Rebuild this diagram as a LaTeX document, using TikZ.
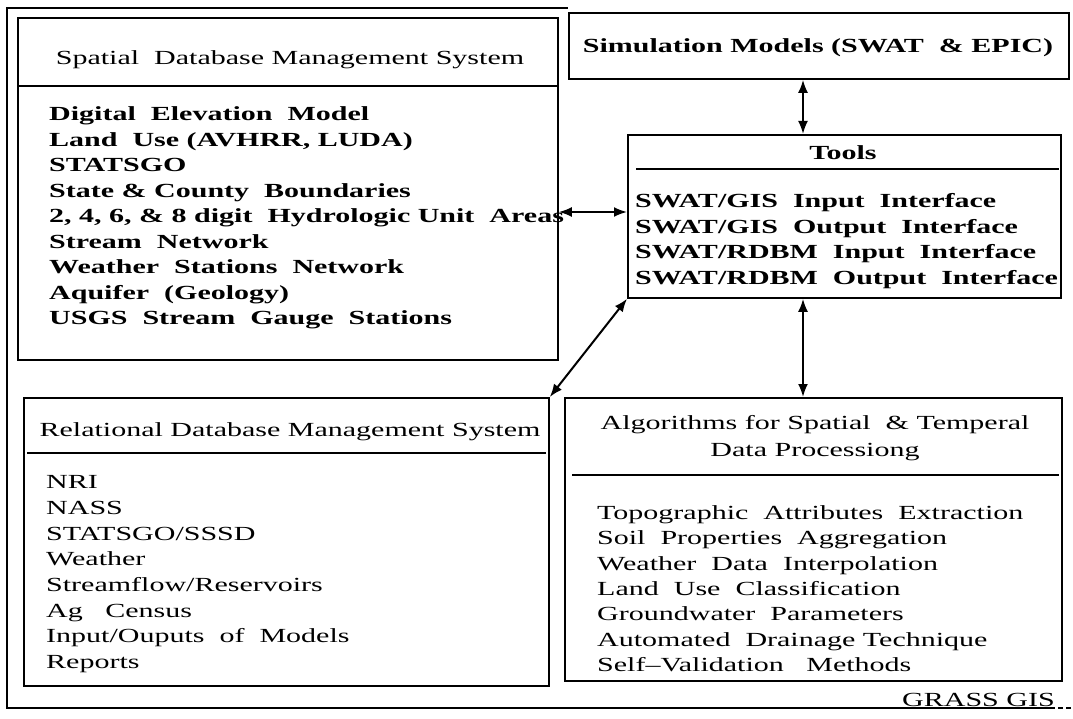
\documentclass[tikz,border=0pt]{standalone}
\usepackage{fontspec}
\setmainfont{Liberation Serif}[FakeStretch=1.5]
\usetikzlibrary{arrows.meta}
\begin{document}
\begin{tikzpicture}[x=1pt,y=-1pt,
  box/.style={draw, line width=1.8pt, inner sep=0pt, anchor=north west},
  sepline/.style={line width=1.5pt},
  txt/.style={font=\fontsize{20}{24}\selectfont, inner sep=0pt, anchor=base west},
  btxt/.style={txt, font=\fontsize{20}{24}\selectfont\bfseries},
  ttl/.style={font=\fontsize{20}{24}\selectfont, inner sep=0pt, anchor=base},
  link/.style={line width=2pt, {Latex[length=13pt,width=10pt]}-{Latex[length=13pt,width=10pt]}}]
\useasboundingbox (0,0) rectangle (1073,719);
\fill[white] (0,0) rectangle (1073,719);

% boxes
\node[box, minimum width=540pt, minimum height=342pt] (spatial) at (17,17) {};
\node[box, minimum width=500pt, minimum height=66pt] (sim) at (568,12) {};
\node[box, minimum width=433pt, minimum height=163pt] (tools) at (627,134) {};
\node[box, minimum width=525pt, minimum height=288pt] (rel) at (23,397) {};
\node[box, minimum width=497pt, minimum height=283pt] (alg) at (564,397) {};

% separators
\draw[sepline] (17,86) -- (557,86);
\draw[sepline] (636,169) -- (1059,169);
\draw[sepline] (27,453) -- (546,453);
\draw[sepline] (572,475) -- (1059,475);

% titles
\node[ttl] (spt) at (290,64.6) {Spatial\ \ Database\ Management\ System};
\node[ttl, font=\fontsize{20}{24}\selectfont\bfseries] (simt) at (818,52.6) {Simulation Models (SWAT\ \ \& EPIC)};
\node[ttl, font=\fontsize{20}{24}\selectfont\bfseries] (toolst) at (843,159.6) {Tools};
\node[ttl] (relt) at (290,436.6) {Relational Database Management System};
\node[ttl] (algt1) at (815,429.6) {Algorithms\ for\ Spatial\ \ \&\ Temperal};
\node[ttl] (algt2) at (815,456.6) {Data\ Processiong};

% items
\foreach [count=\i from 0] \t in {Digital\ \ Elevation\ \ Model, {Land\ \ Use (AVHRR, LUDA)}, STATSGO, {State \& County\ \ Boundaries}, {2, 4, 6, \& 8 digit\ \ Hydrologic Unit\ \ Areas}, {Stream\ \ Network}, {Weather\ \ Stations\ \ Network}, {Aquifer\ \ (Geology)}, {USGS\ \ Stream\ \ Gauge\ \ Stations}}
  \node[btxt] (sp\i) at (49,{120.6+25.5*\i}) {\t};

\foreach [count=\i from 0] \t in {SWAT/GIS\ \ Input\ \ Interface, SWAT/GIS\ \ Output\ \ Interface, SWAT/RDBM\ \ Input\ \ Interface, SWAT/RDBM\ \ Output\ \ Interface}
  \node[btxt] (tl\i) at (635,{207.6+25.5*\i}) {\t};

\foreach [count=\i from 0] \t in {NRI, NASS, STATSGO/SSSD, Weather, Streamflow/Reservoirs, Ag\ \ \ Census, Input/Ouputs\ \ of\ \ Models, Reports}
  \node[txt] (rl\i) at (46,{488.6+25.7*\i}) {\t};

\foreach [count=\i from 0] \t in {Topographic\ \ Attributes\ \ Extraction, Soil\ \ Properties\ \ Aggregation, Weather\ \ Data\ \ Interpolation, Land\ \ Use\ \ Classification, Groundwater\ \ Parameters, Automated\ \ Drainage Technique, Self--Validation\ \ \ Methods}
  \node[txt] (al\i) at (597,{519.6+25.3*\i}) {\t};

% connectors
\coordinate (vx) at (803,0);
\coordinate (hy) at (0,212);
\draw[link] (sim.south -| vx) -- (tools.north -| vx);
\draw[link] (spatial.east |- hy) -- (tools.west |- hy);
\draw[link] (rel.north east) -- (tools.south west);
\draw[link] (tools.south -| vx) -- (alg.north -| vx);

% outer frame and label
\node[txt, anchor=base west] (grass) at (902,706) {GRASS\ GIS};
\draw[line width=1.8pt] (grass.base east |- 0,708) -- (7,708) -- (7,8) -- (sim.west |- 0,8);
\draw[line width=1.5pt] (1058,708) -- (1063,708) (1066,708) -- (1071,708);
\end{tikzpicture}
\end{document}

▶ _WHAT TO PRODUCE_: All of the lines above should be printed exactly, minus the pictures.

▶ _RESPONSE_:
Rebuild this diagram as a LaTeX document, using TikZ.
\documentclass[tikz,border=0pt]{standalone}
\usepackage{fontspec}
\setmainfont{Liberation Serif}[FakeStretch=1.5]
\usetikzlibrary{arrows.meta}
\begin{document}
\begin{tikzpicture}[x=1pt,y=-1pt,
  box/.style={draw, line width=1.8pt, inner sep=0pt, anchor=north west},
  sepline/.style={line width=1.5pt},
  txt/.style={font=\fontsize{20}{24}\selectfont, inner sep=0pt, anchor=base west},
  btxt/.style={txt, font=\fontsize{20}{24}\selectfont\bfseries},
  ttl/.style={font=\fontsize{20}{24}\selectfont, inner sep=0pt, anchor=base},
  link/.style={line width=2pt, {Latex[length=13pt,width=10pt]}-{Latex[length=13pt,width=10pt]}}]
\useasboundingbox (0,0) rectangle (1073,719);
\fill[white] (0,0) rectangle (1073,719);

% boxes
\node[box, minimum width=540pt, minimum height=342pt] (spatial) at (17,17) {};
\node[box, minimum width=500pt, minimum height=66pt] (sim) at (568,12) {};
\node[box, minimum width=433pt, minimum height=163pt] (tools) at (627,134) {};
\node[box, minimum width=525pt, minimum height=288pt] (rel) at (23,397) {};
\node[box, minimum width=497pt, minimum height=283pt] (alg) at (564,397) {};

% separators
\draw[sepline] (17,86) -- (557,86);
\draw[sepline] (636,169) -- (1059,169);
\draw[sepline] (27,453) -- (546,453);
\draw[sepline] (572,475) -- (1059,475);

% titles
\node[ttl] (spt) at (290,64.6) {Spatial\ \ Database\ Management\ System};
\node[ttl, font=\fontsize{20}{24}\selectfont\bfseries] (simt) at (818,52.6) {Simulation Models (SWAT\ \ \& EPIC)};
\node[ttl, font=\fontsize{20}{24}\selectfont\bfseries] (toolst) at (843,159.6) {Tools};
\node[ttl] (relt) at (290,436.6) {Relational Database Management System};
\node[ttl] (algt1) at (815,429.6) {Algorithms\ for\ Spatial\ \ \&\ Temperal};
\node[ttl] (algt2) at (815,456.6) {Data\ Processiong};

% items
\foreach [count=\i from 0] \t in {Digital\ \ Elevation\ \ Model, {Land\ \ Use (AVHRR, LUDA)}, STATSGO, {State \& County\ \ Boundaries}, {2, 4, 6, \& 8 digit\ \ Hydrologic Unit\ \ Areas}, {Stream\ \ Network}, {Weather\ \ Stations\ \ Network}, {Aquifer\ \ (Geology)}, {USGS\ \ Stream\ \ Gauge\ \ Stations}}
  \node[btxt] (sp\i) at (49,{120.6+25.5*\i}) {\t};

\foreach [count=\i from 0] \t in {SWAT/GIS\ \ Input\ \ Interface, SWAT/GIS\ \ Output\ \ Interface, SWAT/RDBM\ \ Input\ \ Interface, SWAT/RDBM\ \ Output\ \ Interface}
  \node[btxt] (tl\i) at (635,{207.6+25.5*\i}) {\t};

\foreach [count=\i from 0] \t in {NRI, NASS, STATSGO/SSSD, Weather, Streamflow/Reservoirs, Ag\ \ \ Census, Input/Ouputs\ \ of\ \ Models, Reports}
  \node[txt] (rl\i) at (46,{488.6+25.7*\i}) {\t};

\foreach [count=\i from 0] \t in {Topographic\ \ Attributes\ \ Extraction, Soil\ \ Properties\ \ Aggregation, Weather\ \ Data\ \ Interpolation, Land\ \ Use\ \ Classification, Groundwater\ \ Parameters, Automated\ \ Drainage Technique, Self--Validation\ \ \ Methods}
  \node[txt] (al\i) at (597,{519.6+25.3*\i}) {\t};

% connectors
\coordinate (vx) at (803,0);
\coordinate (hy) at (0,212);
\draw[link] (sim.south -| vx) -- (tools.north -| vx);
\draw[link] (spatial.east |- hy) -- (tools.west |- hy);
\draw[link] (rel.north east) -- (tools.south west);
\draw[link] (tools.south -| vx) -- (alg.north -| vx);

% outer frame and label
\node[txt, anchor=base west] (grass) at (902,706) {GRASS\ GIS};
\draw[line width=1.8pt] (grass.base east |- 0,708) -- (7,708) -- (7,8) -- (sim.west |- 0,8);
\draw[line width=1.5pt] (1058,708) -- (1063,708) (1066,708) -- (1071,708);
\end{tikzpicture}
\end{document}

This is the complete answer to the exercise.